CSR involves a commitment to ethical conduct, social responsibility, and sustainability. In the case of Enron, the lack of CSR led to a narrow focus on profit maximization, with little regard for the consequences of the company’s actions on its stakeholders. A more robust commitment to CSR could have compelled Enron to prioritize honesty, transparency, and the well-being of all stakeholders, ultimately preventing the ethical breaches that led to its downfall.
Impact on Corporate Governance:
The Enron scandal had far-reaching implications for corporate governance practices. It exposed the inadequacies of existing regulatory frameworks and highlighted the need for stronger oversight and accountability.
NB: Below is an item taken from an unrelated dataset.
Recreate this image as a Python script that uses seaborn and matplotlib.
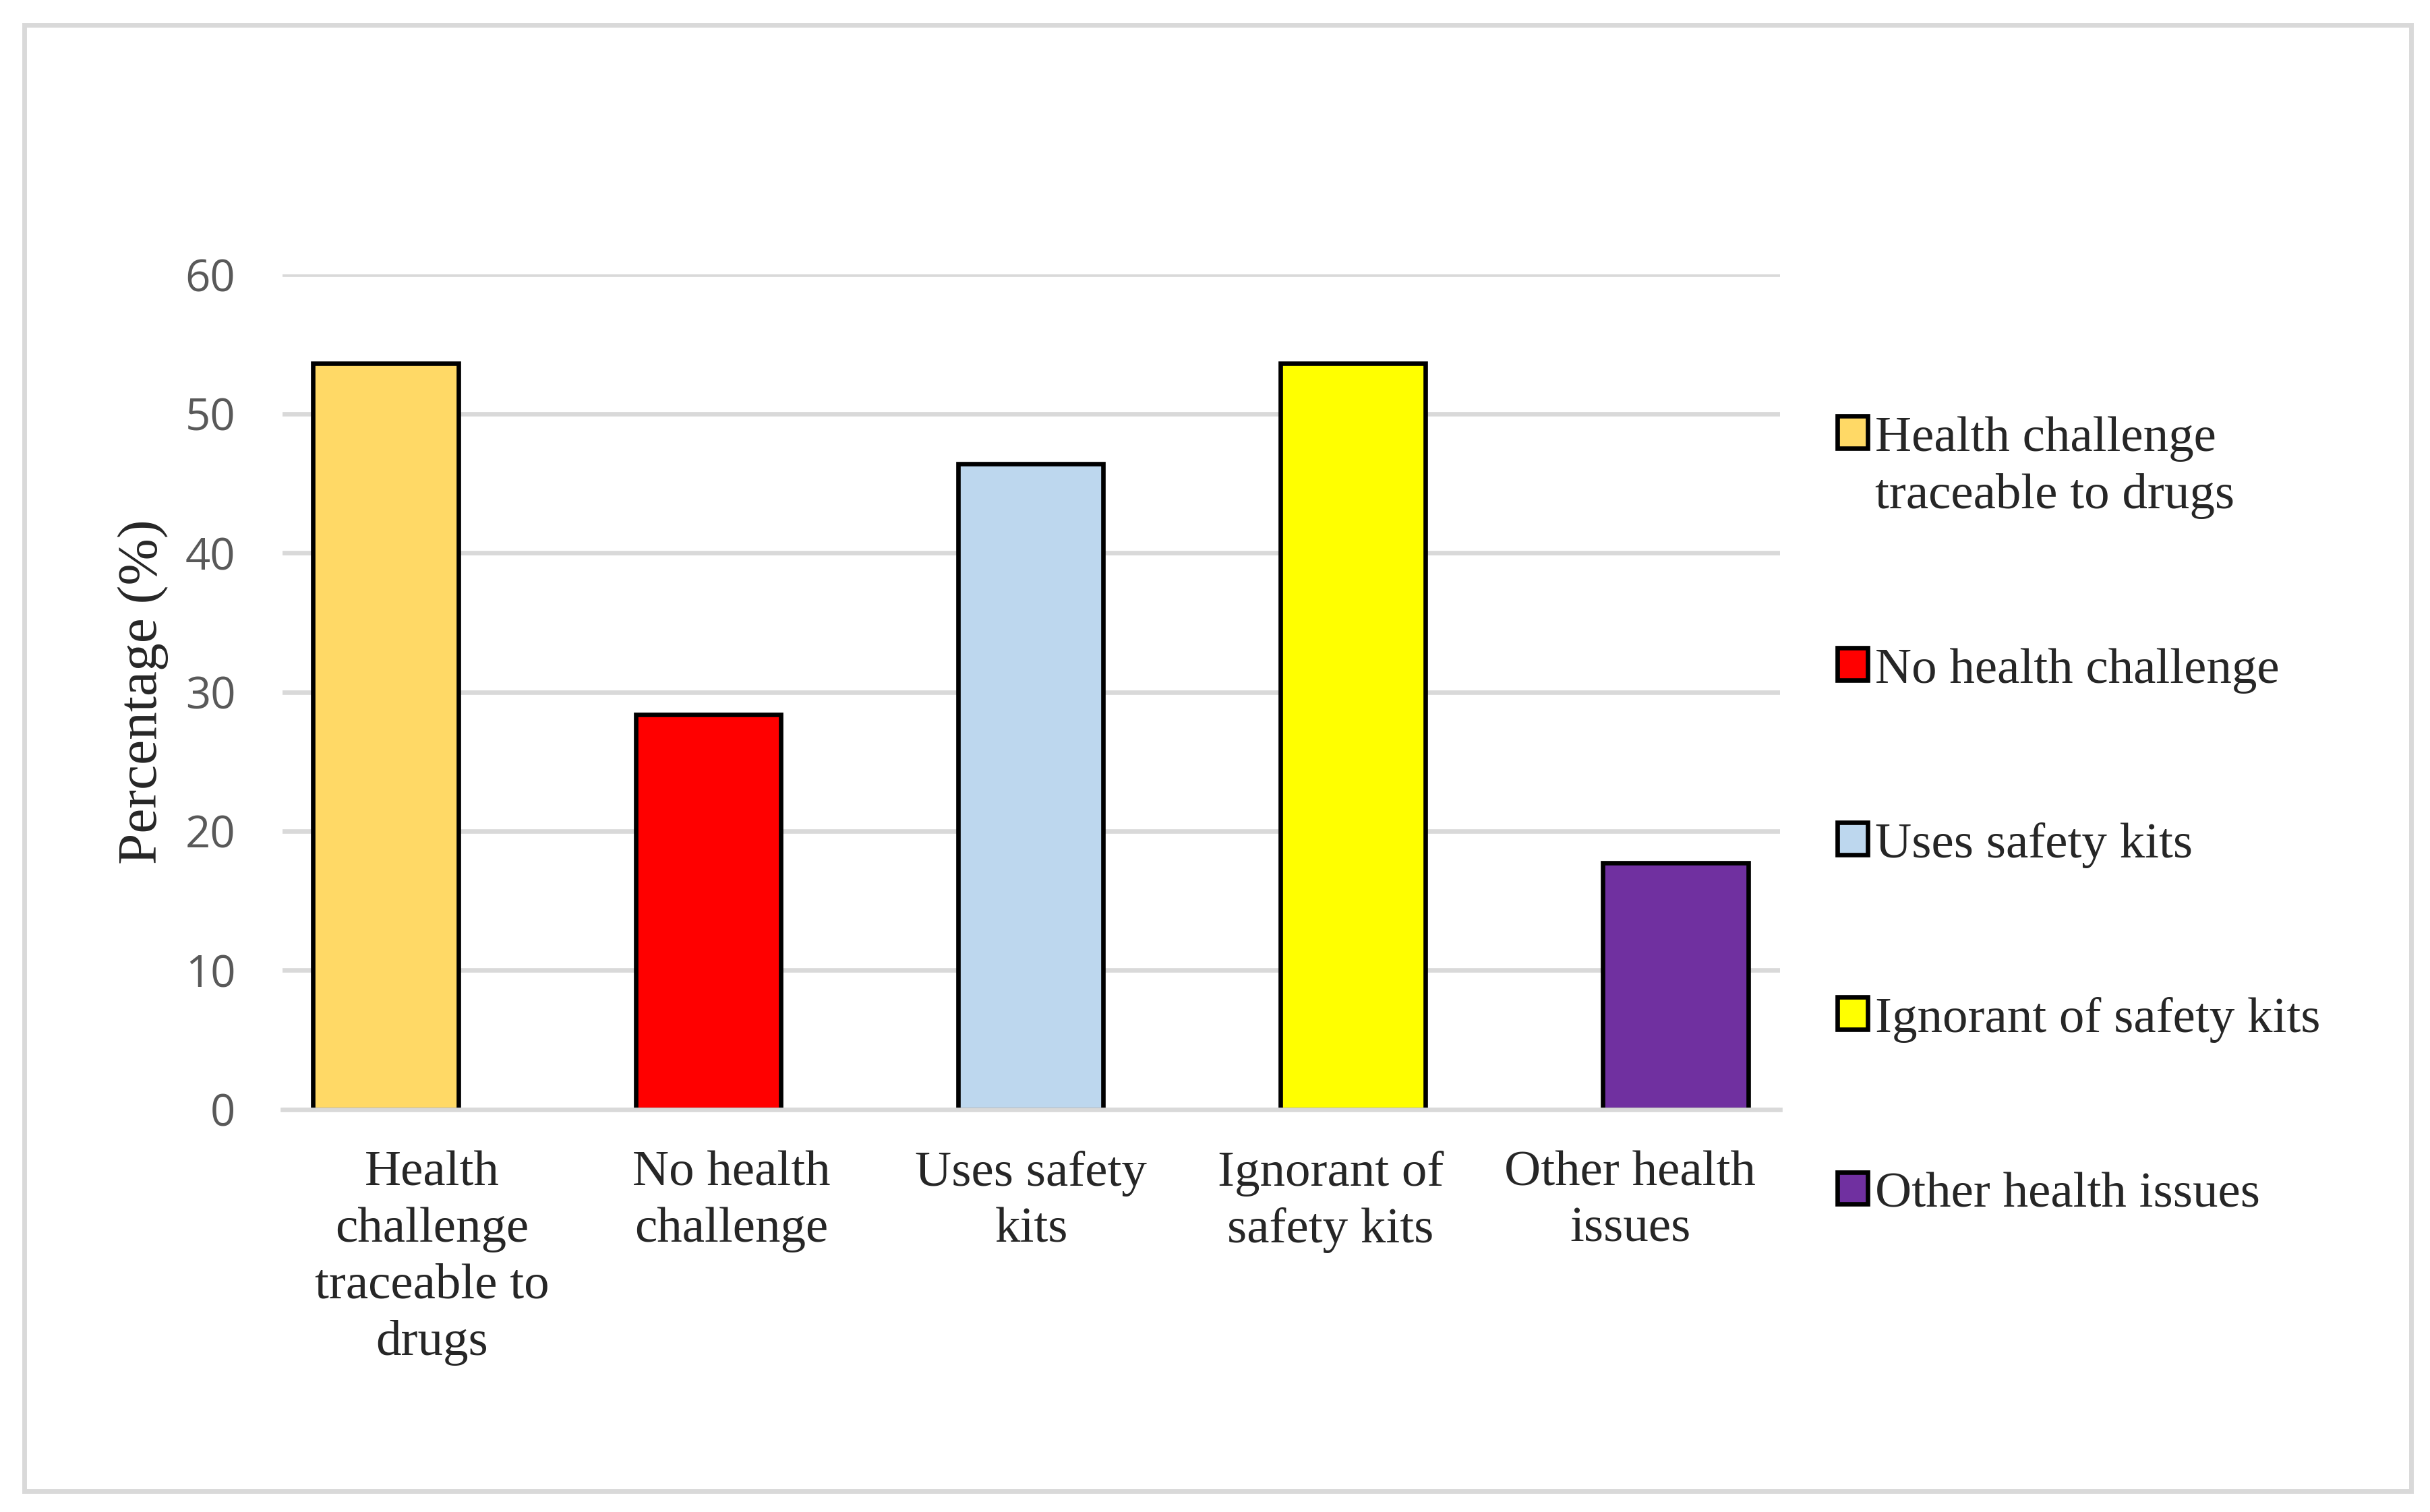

The Sarbanes-Oxley Act of 2002, enacted in response to corporate scandals including Enron, aimed to enhance transparency and accountability in financial reporting. The act imposed stricter regulations on corporate boards, auditors, and executives, emphasizing the importance of ethical behavior and responsible governance.
Lessons Learned:
The Enron debacle serves as a cautionary tale for companies and regulators alike. It underscores the importance of a strong ethical foundation, transparent financial reporting, and a commitment to corporate social responsibility. Organizations must prioritize the interests of all stakeholders, recognizing that long-term success is contingent on ethical conduct and responsible business practices.
Conclusion:
Enron’s rise and fall represent a dark chapter in the history of corporate America. The ethical failures that led to its collapse continue to serve as a stark reminder of the consequences of prioritizing short-term financial gains over ethical considerations and social responsibility. The Enron scandal prompted a reevaluation of corporate governance practices and regulatory frameworks, leading to reforms designed to prevent similar ethical lapses in the future. As businesses navigate the complex landscape of the global economy, the lessons learned from Enron underscore the enduring importance of ethics and corporate social responsibility in ensuring the sustainability and success of organizations.